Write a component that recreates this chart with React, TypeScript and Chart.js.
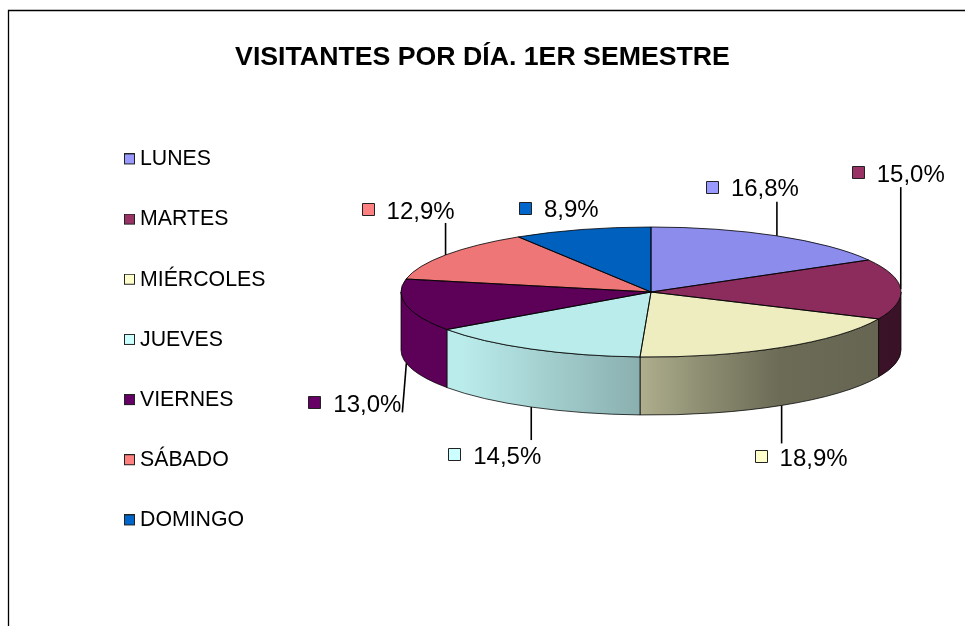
import React, { useEffect, useRef } from "react";
import { Chart, registerables } from "chart.js";

Chart.register(...registerables);

const CATEGORIES = ["LUNES", "MARTES", "MIÉRCOLES", "JUEVES", "VIERNES", "SÁBADO", "DOMINGO"];
const VALUES = [16.8, 15.0, 18.9, 14.5, 13.0, 12.9, 8.9];
const TITLE = "VISITANTES POR DÍA. 1ER SEMESTRE";

const TOP_COLORS = ["#8C8CEC", "#8B2C5C", "#EDEDC0", "#BBECEC", "#5C0058", "#EE7676", "#0060BE"];
const KEY_COLORS = ["#9999FF", "#993366", "#FFFFCC", "#CCFFFF", "#660066", "#FF8080", "#0066CC"];

// label placement relative to the slice's rim point: text left, text centre line
const LABEL_DX = [-46, -24, -2, -58, -73, -59, -38];
const LABEL_DY = [-46, -114, 54, 50, 42, -43, -19];
// leader end relative to the rim point (null: no leader)
const LEADER_DX: (number | null)[] = [0, 0, 0, 0, -4, 0, null];
const LEADER_DY = [-34, -102, 38, 33, 49, -32, 0];

// wall lighting along the pie's width: [fraction of width, brightness]
const LIGHTING: [number, number][] = [
  [0, 1],
  [0.12, 1],
  [0.478, 0.74],
  [0.6, 0.6],
  [0.76, 0.45],
  [1, 0.42],
];

const CENTER_X = 651;
const CENTER_Y = 292;
const RADIUS_X = 250;
const SQUASH = 0.26;
const DEPTH = 58;
const LEGEND_FONT = 21.3;
const LABEL_FONT = 24;
const FONT = "'Liberation Sans', Arial, sans-serif";

function shade(hex: string, f: number) {
  const n = parseInt(hex.slice(1), 16);
  const c = [(n >> 16) & 255, (n >> 8) & 255, n & 255].map((v) => Math.round(v * f));
  return `rgb(${c[0]},${c[1]},${c[2]})`;
}

// legend key: an image whose swatch sits off-centre, so that the key and its text keep the tight gap
function keyImage(color: string) {
  const c = document.createElement("canvas");
  c.width = 14;
  c.height = 12;
  const x = c.getContext("2d")!;
  x.fillStyle = color;
  x.fillRect(2, 0, 11, 11);
  x.strokeStyle = "#222";
  x.lineWidth = 1;
  x.strokeRect(2.5, 0.5, 10, 10);
  return c;
}

const pie3d = {
  id: "pie3d",
  beforeDraw(chart: any) {
    const { ctx, width, height } = chart;
    ctx.save();
    ctx.strokeStyle = "#000";
    ctx.lineWidth = 1.3;
    ctx.beginPath();
    ctx.moveTo(8.5, height);
    ctx.lineTo(8.5, 10.5);
    ctx.lineTo(width, 10.5);
    ctx.stroke();
    ctx.restore();
  },
  afterLayout(chart: any) {
    const a = {
      left: CENTER_X - RADIUS_X,
      right: CENTER_X + RADIUS_X,
      top: CENTER_Y - RADIUS_X,
      bottom: CENTER_Y + RADIUS_X,
      width: RADIUS_X * 2,
      height: RADIUS_X * 2,
    };
    Object.assign(chart.chartArea, a);
    const lg = chart.legend;
    const pad = lg.options.labels.padding;
    lg.left = 128.65 - pad;
    lg.top = 159.4 - LEGEND_FONT / 2 - pad;
    lg.bottom = chart.height;
    lg.right = lg.left + lg.width;
  },
  beforeDatasetsDraw(chart: any) {
    const { ctx } = chart;
    const arcs = chart.getDatasetMeta(0).data;
    const ry = RADIUS_X * SQUASH;
    ctx.save();
    arcs.forEach((arc: any, i: number) => {
      const a0 = Math.max(arc.startAngle, 0);
      const a1 = Math.min(arc.endAngle, Math.PI);
      if (a1 <= a0) return;
      const g = ctx.createLinearGradient(CENTER_X - RADIUS_X, 0, CENTER_X + RADIUS_X, 0);
      LIGHTING.forEach(([p, f]) => g.addColorStop(p, shade(TOP_COLORS[i], f)));
      ctx.beginPath();
      ctx.ellipse(CENTER_X, CENTER_Y, RADIUS_X, ry, 0, a0, a1);
      ctx.ellipse(CENTER_X, CENTER_Y + DEPTH, RADIUS_X, ry, 0, a1, a0, true);
      ctx.closePath();
      ctx.fillStyle = g;
      ctx.fill();
      ctx.strokeStyle = "rgba(0,0,0,0.75)";
      ctx.lineWidth = 1;
      ctx.stroke();
    });
    ctx.restore();
    ctx.save();
    ctx.translate(CENTER_X, CENTER_Y);
    ctx.scale(1, SQUASH);
    ctx.translate(-CENTER_X, -CENTER_Y);
  },
  afterDatasetsDraw(chart: any) {
    const { ctx } = chart;
    ctx.restore();
    const arcs = chart.getDatasetMeta(0).data;
    const ry = RADIUS_X * SQUASH;
    ctx.save();
    ctx.strokeStyle = "rgba(0,0,0,0.8)";
    ctx.lineWidth = 1;
    arcs.forEach((arc: any) => {
      ctx.beginPath();
      ctx.moveTo(CENTER_X, CENTER_Y);
      ctx.ellipse(CENTER_X, CENTER_Y, RADIUS_X, ry, 0, arc.startAngle, arc.endAngle);
      ctx.closePath();
      ctx.stroke();
    });
    arcs.forEach((arc: any, i: number) => {
      const mid = (arc.startAngle + arc.endAngle) / 2;
      const front = Math.sin(mid) > 0;
      const x = CENTER_X + RADIUS_X * Math.cos(mid);
      const y = CENTER_Y + ry * Math.sin(mid) + (front ? DEPTH : 0);
      const ldx = LEADER_DX[i];
      if (ldx !== null) {
        ctx.strokeStyle = "#000";
        ctx.lineWidth = 1.6;
        ctx.beginPath();
        ctx.moveTo(x, y);
        ctx.lineTo(x + ldx, y + LEADER_DY[i]);
        ctx.stroke();
      }
      const tx = x + LABEL_DX[i];
      const ty = y + LABEL_DY[i];
      ctx.fillStyle = KEY_COLORS[i];
      ctx.strokeStyle = "#222";
      ctx.lineWidth = 1;
      ctx.beginPath();
      ctx.rect(Math.round(tx - 25) + 0.5, Math.round(ty - 9) + 0.5, 12, 12);
      ctx.fill();
      ctx.stroke();
      ctx.fillStyle = "#000";
      ctx.font = `${LABEL_FONT}px ${FONT}`;
      ctx.textAlign = "left";
      ctx.textBaseline = "middle";
      ctx.fillText(VALUES[i].toFixed(1).replace(".", ",") + "%", tx, ty);
    });
    ctx.restore();
  },
};

export default function App() {
  const ref = useRef<HTMLCanvasElement>(null);
  useEffect(() => {
    const chart = new Chart(ref.current!, {
      type: "pie",
      data: {
        labels: CATEGORIES,
        datasets: [{ data: VALUES, backgroundColor: TOP_COLORS, borderWidth: 0 }],
      },
      options: {
        responsive: false,
        animation: false,
        devicePixelRatio: 1,
        plugins: {
          title: {
            display: true,
            text: TITLE,
            color: "#000",
            font: { family: FONT, size: 26.7, weight: "bold" },
            padding: { top: 41.5, bottom: 10 },
          },
          legend: {
            display: true,
            position: "left",
            align: "start",
            labels: {
              color: "#000",
              font: { family: FONT, size: LEGEND_FONT, lineHeight: 1 },
              usePointStyle: true,
              boxWidth: 0.7,
              boxHeight: 11,
              padding: 38.87,
              generateLabels: () =>
                CATEGORIES.map((text, i) => ({
                  text,
                  fillStyle: KEY_COLORS[i],
                  strokeStyle: "#222",
                  lineWidth: 1,
                  pointStyle: keyImage(KEY_COLORS[i]),
                  hidden: false,
                  index: i,
                  rotation: 0,
                })),
            },
          },
          tooltip: { enabled: false },
        },
      },
      plugins: [pie3d],
    } as any);
    return () => chart.destroy();
  }, []);
  return (
    <canvas
      ref={ref}
      width={965}
      height={626}
      style={{ position: "absolute", left: 0, top: 0, display: "block", width: 965, height: 626 }}
    />
  );
}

************

Looking at the data above, how many lines hold the word "that"? Respond with the number alone.

Expected output:
2